The proposed Kansas City deal is similar to a $900 million financial incentives package -- with a lease financing component -- that Minnesota officials recently offered Northwest Airliens to build flight training facilities at the Minneapolis-St. Paul airport, said Mr. Atterman and Nancy Utterback, a Kidder vice president.
With the recession proving stubborn, the financially struggling airlines and other large corporations are interested in such deals because they need to avoid accumulating more debt, the analysts said.
McDonnell Douglas has a "decent" credit rating of BBB, A-3 form Standard & Poor's COrp right now, Ms. Utterback said, but because it has a great deal of debt outstanding -- nearly $3 billion -- it may not be able to take on much more debt withou endangering that rating.

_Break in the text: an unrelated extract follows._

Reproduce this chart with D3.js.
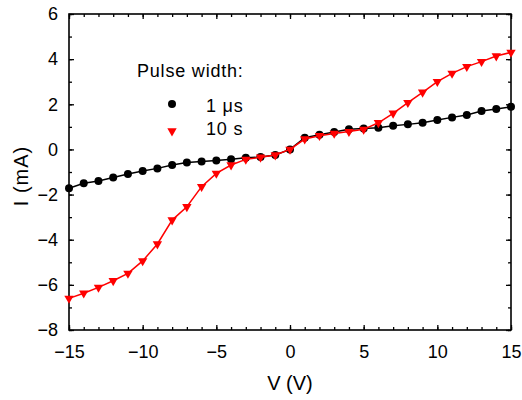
<!DOCTYPE html>
<html>
<head>
<meta charset="utf-8">
<script src="https://cdn.jsdelivr.net/npm/d3@7"></script>
<style>
  body { margin: 0; background: #fff; }
  text { font-family: "Liberation Sans", Arial, sans-serif; fill: #000; }
</style>
</head>
<body>
<div id="chart"></div>
<script>
// voltage steps (V), same for both series
var volts = [-15,-14,-13,-12,-11,-10,-9,-8,-7,-6,-5,-4,-3,-2,-1,0,1,2,3,4,5,6,7,8,9,10,11,12,13,14,15];
// current (mA), 1 us pulse width
var curShort = [-1.72,-1.50,-1.40,-1.24,-1.09,-0.96,-0.84,-0.69,-0.58,-0.53,-0.49,-0.44,-0.37,-0.34,-0.25,0.0,
                0.52,0.65,0.77,0.89,0.93,0.96,1.05,1.11,1.18,1.30,1.42,1.53,1.70,1.79,1.89];
// current (mA), 10 s pulse width
var curLong = [-6.60,-6.37,-6.11,-5.82,-5.49,-4.94,-4.19,-3.13,-2.54,-1.65,-1.06,-0.69,-0.44,-0.35,-0.25,0.0,
               0.46,0.61,0.71,0.79,0.89,1.18,1.60,2.07,2.53,3.00,3.37,3.67,3.89,4.14,4.30];
var xTicks = [-15,-10,-5,0,5,10,15];
var yTicks = [-8,-6,-4,-2,0,2,4,6];
var legendNames = ['1 \u03bcs', '10 s'];

var width = 522, height = 400;
var margin = {top: 14, right: 11, bottom: 70, left: 69};
var w = width - margin.left - margin.right;
var h = height - margin.top - margin.bottom;

var svg = d3.select('#chart').append('svg')
  .attr('width', width).attr('height', height);
var g = svg.append('g').attr('transform', 'translate(' + margin.left + ',' + margin.top + ')');

var x = d3.scaleLinear().domain([-15, 15]).range([0, w]);
var y = d3.scaleLinear().domain([-8, 6]).range([h, 0]);

//minor ticks, every 1 unit
var xMinor = d3.range(-15, 16, 1);
var yMinor = d3.range(-8, 7, 1);

function styleAxis(sel) {
  sel.select('.domain').remove();
  sel.selectAll('line').attr('stroke', '#000').attr('stroke-width', 1.3);
  sel.selectAll('text').style('font-size', '18px').attr('fill', '#000');
}

// bottom axis
g.append('g').attr('transform', 'translate(0,' + h + ')')
  .call(d3.axisBottom(x).tickValues(xMinor).tickSizeInner(-3).tickSizeOuter(0).tickFormat(''))
  .call(styleAxis);
g.append('g').attr('transform', 'translate(0,' + h + ')')
  .call(d3.axisBottom(x).tickValues(xTicks).tickSizeInner(-5).tickSizeOuter(0).tickPadding(15))
  .call(styleAxis);
// top axis
g.append('g')
  .call(d3.axisTop(x).tickValues(xMinor).tickSizeInner(-3).tickSizeOuter(0).tickFormat(''))
  .call(styleAxis);
g.append('g')
  .call(d3.axisTop(x).tickValues(xTicks).tickSizeInner(-5).tickSizeOuter(0).tickFormat(''))
  .call(styleAxis);
// left axis
g.append('g')
  .call(d3.axisLeft(y).tickValues(yMinor).tickSizeInner(-3).tickSizeOuter(0).tickFormat(''))
  .call(styleAxis);
g.append('g')
  .call(d3.axisLeft(y).tickValues(yTicks).tickSizeInner(-5).tickSizeOuter(0).tickPadding(11))
  .call(styleAxis);
// right axis
g.append('g').attr('transform', 'translate(' + w + ',0)')
  .call(d3.axisRight(y).tickValues(yMinor).tickSizeInner(-3).tickSizeOuter(0).tickFormat(''))
  .call(styleAxis);
g.append('g').attr('transform', 'translate(' + w + ',0)')
  .call(d3.axisRight(y).tickValues(yTicks).tickSizeInner(-5).tickSizeOuter(0).tickFormat(''))
  .call(styleAxis);

// frame
g.append('rect').attr('width', w).attr('height', h)
  .attr('fill', 'none').attr('stroke', '#000').attr('stroke-width', 1.6);

// axis titles
svg.append('text')
  .attr('x', margin.left + w / 2).attr('y', 390)
  .attr('text-anchor', 'middle').style('font-size', '20px')
  .text('V (V)');
svg.append('text')
  .attr('transform', 'translate(28,' + (margin.top + h / 2 + 4) + ') rotate(-90)')
  .attr('text-anchor', 'middle').style('font-size', '20px')
  .style('letter-spacing', '1px')
  .text('I (mA)');

var line = d3.line()
  .x(function (d, i) { return x(volts[i]); })
  .y(function (d) { return y(d); });

var tri = d3.symbol().type(d3.symbolTriangle).size(38);

// 1 us series
g.append('path').datum(curShort)
  .attr('fill', 'none').attr('stroke', '#000').attr('stroke-width', 1.5)
  .attr('d', line);
g.selectAll('.dotA').data(curShort).enter().append('circle')
  .attr('cx', function (d, i) { return x(volts[i]); })
  .attr('cy', function (d) { return y(d); })
  .attr('r', 4).attr('fill', '#000');

// 10 s series
g.append('path').datum(curLong)
  .attr('fill', 'none').attr('stroke', '#ff0000').attr('stroke-width', 1.5)
  .attr('d', line);
g.selectAll('.dotB').data(curLong).enter().append('path')
  .attr('d', tri)
  .attr('transform', function (d, i) { return 'translate(' + x(volts[i]) + ',' + y(d) + ') rotate(180)'; })
  .attr('fill', '#ff0000');

// legend
svg.append('text').attr('x', 137).attr('y', 77)
  .style('font-size', '18px').style('letter-spacing', '0.8px')
  .text('Pulse width:');
svg.append('circle').attr('cx', 172).attr('cy', 104).attr('r', 4).attr('fill', '#000');
svg.append('path').attr('d', tri)
  .attr('transform', 'translate(172,131) rotate(180)').attr('fill', '#ff0000');
svg.append('text').attr('x', 206).attr('y', 112)
  .style('font-size', '18px').style('letter-spacing', '0.8px')
  .text(legendNames[0]);
svg.append('text').attr('x', 206).attr('y', 135)
  .style('font-size', '18px').style('letter-spacing', '0.8px')
  .text(legendNames[1]);
</script>
</body>
</html>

Other analysts agreed that the attraction for McDonnel Douglas is that the lease financing would give the corporation an "off-balance sheet" method of financing the plant, limiting damage to their credit standing.
However, some analysts cautioned that the rating agencies and sophisticated investors would not be fooled by the "cover" given by the city agreeing to issue the bonds. "McDonnell Douglas would be written all over the bonds. The holders will know who the issuer is," Mr. Atterman said.
Ms. Utterback said the company could, in fact, be downgraded by the credit agencies, if they believed the lease issue plunged the company too deeply into debt.
In any case, city sources consider their plan a long shot in attracting the corporation, especially since the city failed to win the endorsement of Kansas City voters for a key part of the financing plan last August.
As originally envisioned, the city was to contribute $90 million of tax-exempt bond to the financing which would be used to build roads, a railroad spur, and other infrastructure necessary to improve the plant site on the outskirts of the Kansas City airport.
However, voters scotched that plan on Aug. 6 when they rejected a proposed 18% increase in property taxes that was needed to pay off the bonds, City sources said that the cost of financing the improvements will now have to be borne by McDonnell Douglas, making it less likely that the corporation will choose to locate there.